** BEGIN Records to use **

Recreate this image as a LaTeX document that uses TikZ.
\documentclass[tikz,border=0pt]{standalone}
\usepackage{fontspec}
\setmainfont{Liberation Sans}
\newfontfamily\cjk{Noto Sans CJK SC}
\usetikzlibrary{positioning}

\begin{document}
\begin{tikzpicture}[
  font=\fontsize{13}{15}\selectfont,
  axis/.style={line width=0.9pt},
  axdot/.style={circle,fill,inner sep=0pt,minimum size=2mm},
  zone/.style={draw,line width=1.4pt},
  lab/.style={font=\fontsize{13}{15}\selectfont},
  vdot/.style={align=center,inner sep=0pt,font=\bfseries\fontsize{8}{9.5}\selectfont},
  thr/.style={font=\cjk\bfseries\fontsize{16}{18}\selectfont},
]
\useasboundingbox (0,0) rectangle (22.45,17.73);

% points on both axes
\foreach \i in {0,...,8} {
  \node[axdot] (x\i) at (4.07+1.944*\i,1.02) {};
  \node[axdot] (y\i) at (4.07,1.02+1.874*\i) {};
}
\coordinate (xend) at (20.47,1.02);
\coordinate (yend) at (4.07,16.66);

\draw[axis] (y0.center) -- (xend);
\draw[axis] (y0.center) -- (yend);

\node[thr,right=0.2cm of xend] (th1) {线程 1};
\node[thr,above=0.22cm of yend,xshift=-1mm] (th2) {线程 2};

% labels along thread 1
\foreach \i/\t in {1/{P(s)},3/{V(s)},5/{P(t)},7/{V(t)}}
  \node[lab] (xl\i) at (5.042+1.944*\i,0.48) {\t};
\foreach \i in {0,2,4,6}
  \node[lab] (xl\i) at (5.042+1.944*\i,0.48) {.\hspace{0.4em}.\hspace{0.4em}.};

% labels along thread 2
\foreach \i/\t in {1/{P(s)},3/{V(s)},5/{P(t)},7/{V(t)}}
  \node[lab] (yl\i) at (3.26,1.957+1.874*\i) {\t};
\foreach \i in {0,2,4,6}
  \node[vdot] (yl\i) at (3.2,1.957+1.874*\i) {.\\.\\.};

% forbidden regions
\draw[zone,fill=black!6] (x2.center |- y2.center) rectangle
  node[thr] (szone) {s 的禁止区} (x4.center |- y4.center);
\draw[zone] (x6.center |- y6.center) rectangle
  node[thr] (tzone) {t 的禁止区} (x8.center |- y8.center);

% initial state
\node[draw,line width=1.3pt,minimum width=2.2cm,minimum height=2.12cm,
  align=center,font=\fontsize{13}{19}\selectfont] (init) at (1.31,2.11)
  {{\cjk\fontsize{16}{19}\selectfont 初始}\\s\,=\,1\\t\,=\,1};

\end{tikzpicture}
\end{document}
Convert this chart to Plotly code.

** END Records to use **

• Exercise description:
Find the lines above holding the word "this" and show them.

• Response to the task:
Recreate this image as a LaTeX document that uses TikZ.
Convert this chart to Plotly code.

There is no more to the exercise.